How can I prove that $\forall x \in D (P(x)\implies Q(X))$ is not equivalent to $(\forall x \in D, P(x))\implies (\forall x \in D, Q(X))$?
Would I prove the negation of this?
$\big(\forall x \in D ,(P(x)\implies Q(x))\big) \iff \big((\forall x \in D, P(x))\implies (\forall x \in D, Q(x))\big)$
If so, how would I do that?
On
Left to right is true; assume that P always implies Q. Then if P is universally true, then Q must also be, trivially. Right?
But right to left is false. Say D has two elements, A and B, and P is true only of A, while Q is true nowhere.
It is false that "P is universally true" so the implication "if P is always true, then Q is always true" holds. However, the left hand side is false: it requires "everything which satisfies P must also satisfy Q," so which is false (for A).

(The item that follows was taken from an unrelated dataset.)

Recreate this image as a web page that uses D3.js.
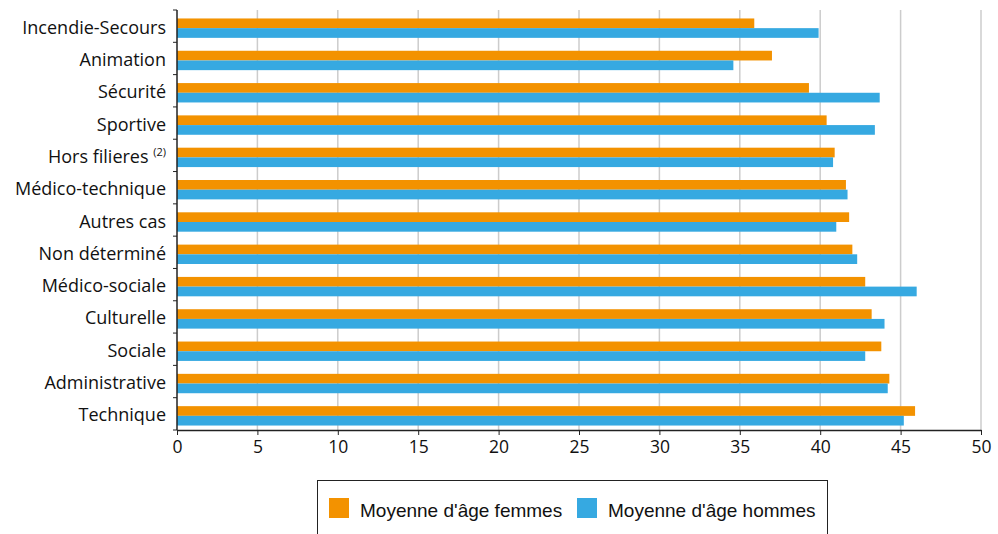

In general finite domains (usually very small!) are enough to find counterexamples for this sort of thing. In fact, properly stated, there is a theorem to this effect (since you're only talking about unary relationships) but I don't know any constructive bounds off the top of my head.
But to approach these problems, if you think two statements are inequivalent, just try different small finite domains until you find a counterexample (or accidentally convince yourself such an example is impossible).
Hope this helps!
(sorry for lack of TeX, I'm on mobile at the moment)
It is true that, if all people are left-handed, then all people are Chinese (because the hypothesis, "all people are left-handed," is false and therefore implies every statement). But it is not true that all left-handed people are Chinese.